Ion Mobility Spectrometry (IMS) is an atmospheric pressure chemical detection technology that is, in many ways, similar to Time-of-Flight Mass Spectrometry. IMS provides an unrivalled combination of detection features:
Through this powerful combination of features, IMS based systems have found extensive use in many diverse areas, from common applications such as detection and monitoring of chemical warfare agents (CWAs) and toxic industrial chemicals (TICs) in the military arena or detection of explosive traces on luggage in airports, to monitoring the atmosphere inside the International Space Station (ISS).
Principle of Operation
A schematic diagram of Ion Mobility Spectrometer is shown below.
IMS uses soft ionization techniques, such as 63Ni or corona discharge, to form reactant ion species from the carrier gas employed in the system, normally air. Mixing these stable reactant ion clusters with vapor samples to be analyzed can result in ionization of the sampled materials, thus forming ion clusters characteristic of the sample material. This ionization process is generally referred to as Atmospheric Pressure Chemical Ionization (APCI).

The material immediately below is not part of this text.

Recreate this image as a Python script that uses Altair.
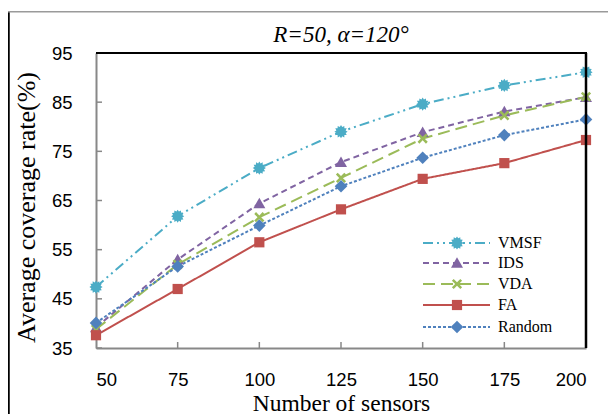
import math
import altair as alt
import pandas as pd

# ---------------- data ----------------
sensors = [50, 75, 100, 125, 150, 175, 200]
methods = ["VMSF", "IDS", "VDA", "FA", "Random"]
vmsf = [47.4, 61.8, 71.6, 79.0, 84.6, 88.4, 91.1]
ids = [39.2, 53.0, 64.4, 72.8, 78.9, 83.1, 86.0]
vda = [38.8, 52.0, 61.6, 69.6, 77.6, 82.3, 86.1]
fa = [37.6, 47.0, 56.5, 63.2, 69.4, 72.6, 77.3]
rnd = [40.1, 51.6, 59.9, 67.9, 73.7, 78.3, 81.5]
y_ticks = [35, 45, 55, 65, 75, 85, 95]
x_inner_ticks = [75, 100, 125, 150, 175]
title_text = "R=50, α=120°"

series = {"VMSF": vmsf, "IDS": ids, "VDA": vda, "FA": fa, "Random": rnd}
rows = []
for m in methods:
    for s, v in zip(sensors, series[m]):
        rows.append({"sensors": s, "rate": v, "method": m})
df = pd.DataFrame(rows)

# ---------------- styles ----------------
colors = ["#4BACC6", "#8064A2", "#9BBB59", "#C0504D", "#4F81BD"]
dashes = [[10, 4, 2, 4, 2, 4], [6, 4], [12, 6], [1, 0], [3, 2]]

pts = []
for k in range(24):
    r = 1.1 if k % 2 == 0 else 0.8
    a = math.pi * k / 12
    pts.append(f"{r*math.cos(a):.3f},{r*math.sin(a):.3f}")
star = "M" + "L".join(pts) + "Z"
tri = "M0,-0.95L1,0.8L-1,0.8Z"
xmark = "M-0.85,-0.55L-0.55,-0.85L0,-0.3L0.55,-0.85L0.85,-0.55L0.3,0L0.85,0.55L0.55,0.85L0,0.3L-0.55,0.85L-0.85,0.55L-0.3,0Z"
square = "M-0.85,-0.85L0.85,-0.85L0.85,0.85L-0.85,0.85Z"
diamond = "M0,-1.05L1.05,0L0,1.05L-1.05,0Z"
shapes = [star, tri, xmark, square, diamond]

W, H = 490, 295
GRAY = "#888888"
LABEL_FONT = "Liberation Sans"
SERIF = "Liberation Serif"

xscale = alt.Scale(domain=[50, 200], nice=False, zero=False)
yscale = alt.Scale(domain=[35, 95], nice=False, zero=False)

x_enc = alt.X(
    "sensors:Q", scale=xscale,
    axis=alt.Axis(values=sensors, ticks=False, grid=False, domainColor=GRAY,
                  domainWidth=2, labelFont=LABEL_FONT, labelFontSize=18.5,
                  labelColor="black", labelPadding=22,
                  title="Number of sensors", titleFont=SERIF, titleFontSize=23.5,
                  titleFontWeight="normal", titleColor="black",
                  titleX=W / 2, titleY=62, titleAlign="center",
                  titleBaseline="alphabetic"))
y_enc = alt.Y(
    "rate:Q", scale=yscale,
    axis=alt.Axis(values=y_ticks, ticks=False, grid=False, domainColor=GRAY,
                  domainWidth=2, labelFont=LABEL_FONT, labelFontSize=18.5,
                  labelColor="black", labelPadding=24,
                  title="Average coverage rate(%)", titleFont=SERIF,
                  titleFontSize=26, titleFontWeight="normal",
                  titleColor="black", titleX=-62, titleY=154,
                  titleAngle=270, titleAlign="center",
                  titleBaseline="alphabetic"))

color_enc = alt.Color("method:N", scale=alt.Scale(domain=methods, range=colors), legend=None)
base = alt.Chart(df)

lines = base.mark_line(strokeWidth=2).encode(
    x=x_enc, y=y_enc, color=color_enc,
    strokeDash=alt.StrokeDash("method:N", scale=alt.Scale(domain=methods, range=dashes), legend=None),
)
points = base.mark_point(filled=True, opacity=1, size=144).encode(
    x=alt.X("sensors:Q", scale=xscale),
    y=alt.Y("rate:Q", scale=yscale),
    color=color_enc,
    shape=alt.Shape("method:N", scale=alt.Scale(domain=methods, range=shapes), legend=None),
)

# inward ticks
ytick_df = pd.DataFrame({"v": y_ticks})
xtick_df = pd.DataFrame({"v": x_inner_ticks})
yticks = alt.Chart(ytick_df).mark_rule(color=GRAY, strokeWidth=1.5).encode(
    y=alt.Y("v:Q", scale=yscale), x=alt.value(0), x2=alt.value(6))
xticks = alt.Chart(xtick_df).mark_rule(color=GRAY, strokeWidth=1.5).encode(
    x=alt.X("v:Q", scale=xscale), y=alt.value(H), y2=alt.value(H - 6))

one = alt.Data(values=[{"k": 1}])
top_border = alt.Chart(one).mark_rule(color="black", strokeWidth=2).encode(
    x=alt.value(0), x2=alt.value(W + 1), y=alt.value(0))
right_border = alt.Chart(one).mark_rule(color="black", strokeWidth=2.5).encode(
    x=alt.value(W), y=alt.value(0), y2=alt.value(H))
outer_left = alt.Chart(one).mark_rule(color="black", strokeWidth=2.5).encode(
    x=alt.value(-87.5), y=alt.value(-42), y2=alt.value(H + 70))
outer_top = alt.Chart(one).mark_rule(color="#9a9a9a", strokeWidth=1.5).encode(
    x=alt.value(-88), x2=alt.value(W + 22), y=alt.value(-41.3))

title_df = pd.DataFrame({"t": [title_text]})
title = alt.Chart(title_df).mark_text(
    font=SERIF, fontSize=23, fontStyle="italic", align="center",
    baseline="alphabetic", color="black").encode(
    x=alt.value(W / 2), y=alt.value(-11), text="t:N")

# legend (inside plot, lower right)
legend_layers = []
leg_y = [190, 210, 231, 252, 274]
for m, c, d, s, ly in zip(methods, colors, dashes, shapes, leg_y):
    ldf = pd.DataFrame({"name": [m]})
    lc = alt.Chart(ldf)
    legend_layers.append(lc.mark_rule(color=c, strokeWidth=2, strokeDash=d).encode(
        x=alt.value(327), x2=alt.value(394), y=alt.value(ly)))
    legend_layers.append(lc.mark_point(filled=True, opacity=1, size=144, color=c, shape=s).encode(
        x=alt.value(361), y=alt.value(ly)))
    legend_layers.append(lc.mark_text(font=SERIF, fontSize=16, align="left", baseline="middle",
                                      color="black").encode(
        x=alt.value(402), y=alt.value(ly), text="name:N"))

chart = alt.layer(
    outer_left, outer_top, title, yticks, xticks, lines, points, top_border, right_border,
    *legend_layers
).properties(
    width=W, height=H,
    autosize=alt.AutoSizeParams(type="none"),
    padding={"left": 88, "top": 45, "right": 22, "bottom": 66},
).configure_view(stroke=None).configure(background="white")

chart.save("out.html", embed_options={"renderer": "svg", "actions": False})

A small packet of the ions so formed is injected electrically into a drift region, where they pass to a collector electrode some distance away (typically a few cm) under the influence of an applied electrostatic field. Ions travel through the drift region at characteristic speeds that are related to the size and shape of the ion clusters.
On arrival at the collector, each ion species generates a specific signal, and the ion current as a function of arrival time is measured. Ion Mobility (K) is determined from the drift velocity (vd) attained by ions in a weak electric field (E) in the drift tube, according to the simple equation, vd = K x E. A plot of ion current against K forms an ion mobility spectrum, with an ion mobility band corresponding to each of the unique ionic species. The spectrum is a fingerprint of the parent compound.
The measured IMS spectrum is analyzed and mobility information is extracted in real time within the instrument. Comparison of measured motilities with the known nobilities of threat compounds will give rise to an ALARM condition if there is a match.